One of the shipments in suit illustrates them all. A car of cattle was shipped March 14, 1907, from Wilcox, Neb., to South St. Joseph, Mo. Roy M. Strong was consignor, and Byers Bros. Commission Company, at the stockyards, consignee. The cattle were loaded at Wilcox, Neb., at 5:30 a. m. March 14th and shipped over the Chicago, Burlington & Quincy Railroad, and by that company delivered to defendant at 10:10 a. m. March 15, 1907, and unloaded by defendant at 11:15 a. m., or one hour and five minutes after they were received by defendant, and after a confinement of 29 hours and 45 minutes without food or water. This car was one of a train of 27 cars of live stock, all of which had been on the cars for more than 28 hours without food or water.
No request for extension of time of confinement of the cattle to 36 hours was made. After defendant received the cattle, as stated, it unloaded them in one hour and five minutes, which was as quickly as could be done, as they had to be weighed before being unloaded. When defendant received the cattle, as of course the Burlington Company knew how long the cattle had been in the car without food or water. The defendant company did not know; and there is no evidence that defendant company sought to learn such fact.

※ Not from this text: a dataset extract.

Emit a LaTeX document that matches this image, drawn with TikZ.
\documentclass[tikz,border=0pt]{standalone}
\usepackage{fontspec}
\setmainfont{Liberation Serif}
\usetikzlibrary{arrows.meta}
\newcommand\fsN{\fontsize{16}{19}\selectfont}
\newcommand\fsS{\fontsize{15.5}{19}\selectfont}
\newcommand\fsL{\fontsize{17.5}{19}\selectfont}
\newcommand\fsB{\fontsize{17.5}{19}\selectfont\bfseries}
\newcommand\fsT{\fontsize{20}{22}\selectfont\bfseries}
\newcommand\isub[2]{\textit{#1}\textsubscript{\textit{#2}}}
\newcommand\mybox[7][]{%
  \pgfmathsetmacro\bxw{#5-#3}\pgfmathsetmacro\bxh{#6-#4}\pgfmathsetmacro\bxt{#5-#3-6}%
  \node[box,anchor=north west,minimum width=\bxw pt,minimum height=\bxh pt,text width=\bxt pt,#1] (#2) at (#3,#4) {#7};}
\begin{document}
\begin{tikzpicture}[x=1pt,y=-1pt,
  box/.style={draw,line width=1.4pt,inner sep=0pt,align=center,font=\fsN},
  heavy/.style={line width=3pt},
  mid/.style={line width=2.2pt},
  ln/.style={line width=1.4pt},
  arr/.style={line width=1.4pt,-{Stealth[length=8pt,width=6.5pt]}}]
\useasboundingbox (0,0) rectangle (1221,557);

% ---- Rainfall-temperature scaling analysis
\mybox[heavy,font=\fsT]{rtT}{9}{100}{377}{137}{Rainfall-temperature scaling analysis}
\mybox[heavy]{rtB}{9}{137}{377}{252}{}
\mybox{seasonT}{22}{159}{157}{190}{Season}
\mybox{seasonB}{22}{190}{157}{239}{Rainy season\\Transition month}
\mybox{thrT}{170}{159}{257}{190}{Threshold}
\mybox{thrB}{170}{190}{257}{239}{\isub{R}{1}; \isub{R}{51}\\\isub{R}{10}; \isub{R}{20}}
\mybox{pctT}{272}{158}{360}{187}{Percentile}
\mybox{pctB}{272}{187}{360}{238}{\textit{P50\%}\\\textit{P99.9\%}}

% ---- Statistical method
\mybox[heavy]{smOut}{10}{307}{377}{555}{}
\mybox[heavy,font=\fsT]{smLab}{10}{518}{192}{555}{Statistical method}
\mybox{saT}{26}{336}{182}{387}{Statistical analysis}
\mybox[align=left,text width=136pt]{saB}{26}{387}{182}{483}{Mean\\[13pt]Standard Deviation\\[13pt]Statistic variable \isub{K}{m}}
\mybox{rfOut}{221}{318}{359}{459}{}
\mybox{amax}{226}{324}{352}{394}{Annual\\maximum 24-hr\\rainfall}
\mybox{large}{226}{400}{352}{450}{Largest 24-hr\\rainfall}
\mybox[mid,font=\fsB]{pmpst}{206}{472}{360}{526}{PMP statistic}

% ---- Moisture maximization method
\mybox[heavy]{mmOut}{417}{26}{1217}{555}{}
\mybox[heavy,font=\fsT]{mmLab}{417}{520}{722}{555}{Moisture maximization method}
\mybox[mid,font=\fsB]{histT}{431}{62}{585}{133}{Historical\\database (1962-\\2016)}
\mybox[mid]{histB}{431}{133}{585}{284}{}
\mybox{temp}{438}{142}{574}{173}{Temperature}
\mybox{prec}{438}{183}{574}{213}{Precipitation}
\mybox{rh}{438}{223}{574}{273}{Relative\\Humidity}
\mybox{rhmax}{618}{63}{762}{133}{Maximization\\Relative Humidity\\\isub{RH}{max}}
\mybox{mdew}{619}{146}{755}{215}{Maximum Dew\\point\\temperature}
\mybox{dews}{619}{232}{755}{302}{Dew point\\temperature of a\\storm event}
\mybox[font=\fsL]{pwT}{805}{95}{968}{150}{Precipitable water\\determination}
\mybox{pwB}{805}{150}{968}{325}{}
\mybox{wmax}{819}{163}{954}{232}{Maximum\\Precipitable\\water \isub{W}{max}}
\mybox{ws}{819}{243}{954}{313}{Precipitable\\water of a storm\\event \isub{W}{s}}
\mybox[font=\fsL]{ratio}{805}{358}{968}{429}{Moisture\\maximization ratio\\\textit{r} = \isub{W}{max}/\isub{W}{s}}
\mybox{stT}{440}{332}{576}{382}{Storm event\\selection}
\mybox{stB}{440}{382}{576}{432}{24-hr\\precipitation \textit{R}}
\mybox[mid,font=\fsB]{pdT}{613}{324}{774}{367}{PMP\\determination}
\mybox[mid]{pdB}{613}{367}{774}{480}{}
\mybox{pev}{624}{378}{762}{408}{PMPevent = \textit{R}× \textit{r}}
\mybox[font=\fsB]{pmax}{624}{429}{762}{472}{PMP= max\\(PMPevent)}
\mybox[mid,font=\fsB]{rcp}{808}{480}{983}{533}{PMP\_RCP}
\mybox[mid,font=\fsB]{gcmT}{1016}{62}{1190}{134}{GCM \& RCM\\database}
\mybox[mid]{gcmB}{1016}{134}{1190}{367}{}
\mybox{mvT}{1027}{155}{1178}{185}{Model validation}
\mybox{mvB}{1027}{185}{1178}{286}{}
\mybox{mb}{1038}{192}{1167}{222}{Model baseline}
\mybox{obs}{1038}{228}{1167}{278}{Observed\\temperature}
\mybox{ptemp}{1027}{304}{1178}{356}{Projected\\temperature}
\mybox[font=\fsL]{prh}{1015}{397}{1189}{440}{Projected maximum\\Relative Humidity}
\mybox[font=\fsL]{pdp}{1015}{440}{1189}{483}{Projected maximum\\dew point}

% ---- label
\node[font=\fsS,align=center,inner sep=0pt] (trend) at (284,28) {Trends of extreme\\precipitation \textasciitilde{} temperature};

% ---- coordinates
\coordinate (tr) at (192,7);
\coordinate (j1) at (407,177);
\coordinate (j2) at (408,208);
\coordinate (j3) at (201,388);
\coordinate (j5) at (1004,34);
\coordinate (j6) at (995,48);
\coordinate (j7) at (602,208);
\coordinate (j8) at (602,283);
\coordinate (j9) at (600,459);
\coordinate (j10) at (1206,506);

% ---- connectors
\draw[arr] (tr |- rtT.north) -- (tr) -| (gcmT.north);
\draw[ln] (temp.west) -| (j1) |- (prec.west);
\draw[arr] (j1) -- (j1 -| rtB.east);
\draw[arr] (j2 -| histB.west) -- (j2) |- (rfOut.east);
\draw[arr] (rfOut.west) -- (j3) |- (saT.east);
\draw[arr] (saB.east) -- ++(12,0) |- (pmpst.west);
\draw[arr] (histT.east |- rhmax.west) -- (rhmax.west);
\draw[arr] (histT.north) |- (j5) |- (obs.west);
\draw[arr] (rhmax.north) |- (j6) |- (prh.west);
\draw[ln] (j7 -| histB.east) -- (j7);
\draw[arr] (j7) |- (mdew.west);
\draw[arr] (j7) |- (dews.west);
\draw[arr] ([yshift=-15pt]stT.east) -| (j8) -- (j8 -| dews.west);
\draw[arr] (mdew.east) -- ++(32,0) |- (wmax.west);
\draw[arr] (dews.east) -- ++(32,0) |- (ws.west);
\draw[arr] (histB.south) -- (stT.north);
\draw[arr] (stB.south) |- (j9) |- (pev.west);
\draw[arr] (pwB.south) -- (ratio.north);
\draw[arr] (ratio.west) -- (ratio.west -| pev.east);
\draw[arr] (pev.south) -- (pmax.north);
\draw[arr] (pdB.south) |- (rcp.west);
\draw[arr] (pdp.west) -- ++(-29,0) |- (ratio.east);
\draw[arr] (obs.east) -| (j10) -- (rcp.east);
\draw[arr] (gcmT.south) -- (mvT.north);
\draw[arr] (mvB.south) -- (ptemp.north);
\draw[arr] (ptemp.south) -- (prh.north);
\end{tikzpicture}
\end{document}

Without discussing them, these facts lead the court to the following conclusions:
1. Defendant is a railroad company. As such it is a common carrier of freight for hire, with the rights and privileges, duties and obligations of a common carrier of freight for hire.,
2. The transportation of the cattle from Wilcox, Neb., to the chutes
3. The purpose of the statute is remedial, and for humane purposes. One purpose is to prevent the slaughtering of animals for food when in a feverish condition brought about by long confinement without food, water, and rest. But the main purpose is to prevent cruelty to animals shipped. These being so, -the statute cannot be construed of no application, because the defendant, the connecting carrier, did not know how long the Burlington Company had the cattle in confinement without food or water. The connecting carrier must learn such fact at its peril. This conclusion is not changed, but it is emphasized, by the fact that the defendant did not seek to ascertain such fact.
4. After the defendant received the cattle, as covered by all the actions now before the court, it acted promptly and quickly. But that is not defensive; but such action is in mitigation.
5. The penalty will be imposed in each of the three cases of $100.